‘Ottawa’ Viggo Mortensen talks ‘Captain Fantastic’ and Canadiens’ P.K. Subban Trade
TORONTO — Viggo Mortensen is famously an Oscar-nominated actor — and a major Habs fan.
The star of the moving new drama “Captain Fantastic,” which is getting rave reviews for its portrayal of a family living in isolation off the grid, has donned Montreal Canadiens garb at press conferences and on film sets, including for “The Lord of the Rings” and “A History of Violence.”
Naturally, during a recent phone interview about “Captain Fantastic” (now in theatres), the topic shifted to the team’s recent trade of star player P.K. Subban.
“I’m sick about it, I’m sad about it,” said the New York native, who got a best actor Oscar nomination for the David Cronenberg-directed “Eastern Promises.”
“But it’s a team sport, it’s not just one guy that makes your team good or bad. So I’m optimistic that maybe it will be good in some way, for the collective…. There are still a lot of strong individuals on the team and some veterans who lead by example. So I don’t think it will be as bad as a lot of Canadiens’ fans are fearing.”
Mortensen even brought a bit of Quebec to the set of “Captain Fantastic,” written and directed by Matt Ross.
Mortensen plays a father raising his six children in the forests of the Pacific Northwest, isolated from society with no cellphones or tech gadgets.
When Ben’s wife dies, the family is determined to give her the funeral she wanted — rather than the service her wealthy parents plan for her in the city.
Anti-capitalist Ben loves literature, as does Mortensen (the actor is the founder and editor of Perceval Press), and he used his own books as props. They included titles from Quebec poets as well as Noam Chomsky and Howard Zinn.
He also brought his own canoe, bicycles, plants, clothing and kitchen items to the set, where he lived before shooting.
Mortensen and the actors who play Ben’s children went through a physical and intellectual boot camp of sorts a couple of weeks before shooting.
“We did rock climbing and martial arts and played a lot of music together and spent time together and did woodcraft, tracking, skinning, gutting animals,” said Mortensen.
“You name it, we did everything, and by the time we got to the first day of shooting, we knew each other really well, we had a good shorthand, we knew and appreciated each other’s strengths and weaknesses.”
Mortensen said when he first read the script, he didn’t know what to make of the title.
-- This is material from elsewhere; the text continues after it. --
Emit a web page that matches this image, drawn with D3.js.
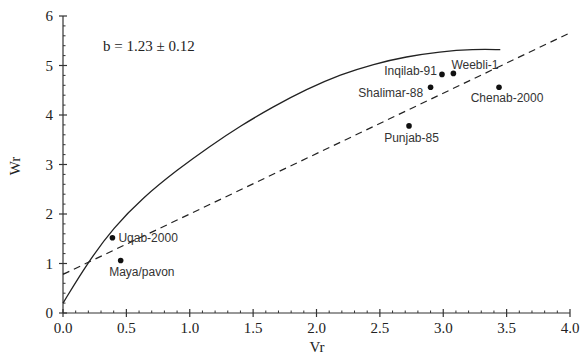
<!DOCTYPE html>
<html lang="en">
<head>
<meta charset="UTF-8">
<script src="https://d3js.org/d3.v7.min.js"></script>
<style>
body { margin: 0; background: #fff; }
svg { display: block; }
.tick-label { font-family: "Liberation Serif", "Times New Roman", serif; font-size: 15px; fill: #222; }
.pt-label { font-family: "Liberation Sans", Arial, sans-serif; font-size: 12px; fill: #333; }
</style>
</head>
<body>
<div id="chart"></div>
<script>
// cultivar points (Vr, Wr)
const names = ["Uqab-2000", "Maya/pavon", "Inqilab-91", "Weebli-1", "Shalimar-88", "Chenab-2000", "Punjab-85"];
const vr = [0.39, 0.455, 2.99, 3.08, 2.90, 3.44, 2.73];
const wr = [1.52, 1.06, 4.82, 4.84, 4.56, 4.56, 3.78];

// regression line: Wr = a + b*Vr
const regA = 0.78;
const regB = 1.22;
const regRange = [0, 4.0];

// limiting curve
const curveVr = [0, 0.19, 0.40, 0.63, 0.90, 1.16, 1.40, 1.66, 1.92, 2.19, 2.45, 2.71, 2.97, 3.24, 3.45];
const curveWr = [0.20, 1.00, 1.73, 2.33, 2.89, 3.37, 3.78, 4.17, 4.52, 4.82, 5.03, 5.18, 5.28, 5.33, 5.32];

const xTicks = [0, 0.5, 1.0, 1.5, 2.0, 2.5, 3.0, 3.5, 4.0];
const yTicks = [0, 1, 2, 3, 4, 5, 6];

// label placement relative to each point
const labelPos = [
  {anchor: "start", dx: 6, dy: 4.5},
  {anchor: "start", dx: -11.5, dy: 15},
  {anchor: "end", dx: -5, dy: 1},
  {anchor: "start", dx: -2, dy: -4},
  {anchor: "end", dx: -7.5, dy: 9.5},
  {anchor: "middle", dx: 8, dy: 15},
  {anchor: "middle", dx: 2.5, dy: 16}
];

const width = 583, height = 355;
const svg = d3.select("#chart").append("svg")
  .attr("width", width).attr("height", height);

const x = d3.scaleLinear().domain([0, 4]).range([63, 570]);
const y = d3.scaleLinear().domain([0, 6]).range([313, 16]);

const axisColor = "#333";

// x axis
const gx = svg.append("g");
gx.append("line").attr("x1", x(0)).attr("x2", x(4)).attr("y1", y(0)).attr("y2", y(0))
  .attr("stroke", axisColor).attr("stroke-width", 1.2);
gx.selectAll(".minor").data(d3.range(1, 40).filter(i => i % 5 !== 0).map(i => i / 10))
  .join("line")
  .attr("x1", d => x(d)).attr("x2", d => x(d))
  .attr("y1", y(0)).attr("y2", y(0) - 2.5)
  .attr("stroke", axisColor).attr("stroke-width", 1);
gx.selectAll(".major").data(xTicks).join("line")
  .attr("x1", d => x(d)).attr("x2", d => x(d))
  .attr("y1", y(0) - 4).attr("y2", y(0) + 4)
  .attr("stroke", axisColor).attr("stroke-width", 1.2);
gx.selectAll("text").data(xTicks).join("text")
  .attr("class", "tick-label")
  .attr("x", d => x(d)).attr("y", 333)
  .attr("text-anchor", "middle")
  .text(d => d.toFixed(1));

// y axis
const gy = svg.append("g");
gy.append("line").attr("x1", x(0)).attr("x2", x(0)).attr("y1", y(0)).attr("y2", y(6))
  .attr("stroke", axisColor).attr("stroke-width", 1.2);
gy.selectAll(".minor").data(d3.range(1, 30).filter(i => i % 5 !== 0).map(i => i / 5))
  .join("line")
  .attr("x1", x(0)).attr("x2", x(0) + 2.5)
  .attr("y1", d => y(d)).attr("y2", d => y(d))
  .attr("stroke", axisColor).attr("stroke-width", 1);
gy.selectAll(".major").data(yTicks).join("line")
  .attr("x1", x(0) - 4).attr("x2", x(0) + 4)
  .attr("y1", d => y(d)).attr("y2", d => y(d))
  .attr("stroke", axisColor).attr("stroke-width", 1.2);
gy.selectAll("text").data(yTicks).join("text")
  .attr("class", "tick-label")
  .attr("x", 53).attr("y", d => y(d) + 5)
  .attr("text-anchor", "end")
  .text(d => d);

// axis titles
svg.append("text").attr("class", "tick-label")
  .attr("x", 317).attr("y", 352).attr("text-anchor", "middle").text("Vr");
svg.append("text").attr("class", "tick-label")
  .attr("transform", "translate(20,166) rotate(-90)")
  .attr("text-anchor", "middle").text("Wr");

svg.append("text").attr("class", "tick-label")
  .attr("x", 103).attr("y", 51).text("b = 1.23 \u00b1 0.12");

// limiting curve
const curvePts = curveVr.map((v, i) => [v, curveWr[i]]);
svg.append("path")
  .attr("d", d3.line().x(d => x(d[0])).y(d => y(d[1])).curve(d3.curveBasis)(curvePts))
  .attr("fill", "none").attr("stroke", "#222").attr("stroke-width", 1.3);

// regression line
svg.append("line")
  .attr("x1", x(regRange[0])).attr("y1", y(regA + regB * regRange[0]))
  .attr("x2", x(regRange[1])).attr("y2", y(regA + regB * regRange[1]))
  .attr("stroke", "#222").attr("stroke-width", 1.2)
  .attr("stroke-dasharray", "7,5");

// points
const pts = names.map((n, i) => ({name: n, vr: vr[i], wr: wr[i], lp: labelPos[i]}));
svg.selectAll(".pt").data(pts).join("circle")
  .attr("cx", d => x(d.vr)).attr("cy", d => y(d.wr)).attr("r", 2.8)
  .attr("fill", "#111");
svg.selectAll(".pt-label").data(pts).join("text")
  .attr("class", "pt-label")
  .attr("x", d => x(d.vr) + d.lp.dx).attr("y", d => y(d.wr) + d.lp.dy)
  .attr("text-anchor", d => d.lp.anchor)
  .text(d => d.name);
</script>
</body>
</html>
“And then I realized, I guess you could put a question mark after it, it’s sort of tongue-in-cheek. It asks more questions than it answers. It posits that perhaps this is the greatest father in the world and then the next minute you’re thinking, ‘This guy is a menace to society.'”
Still, he ascribes to some of Ben’s views, including his matter-of-fact approach to communication.
Poor communication is a problem in many countries, said Mortensen.
He also laments those who use new technologies not to learn more about the world but “to reinforce their pre-existing ideologies or points of view in shallow ways.”
“There’s so much more that we could do and probably will, eventually,” he added. “One thing is to go play ‘Pokemon Go,’ and I guess there’s nothing wrong with that. Another is to find out exactly what’s going on in your government and your community and what people have done in the past when they’ve come up against obstacles of society, to communication, to war, poverty. There’s a lot more that we can learn.
“So I guess this movie made me feel like it’s worthwhile, life is short, I want to find out more. That’s the way I feel anyway but it just reinforced it tenfold.”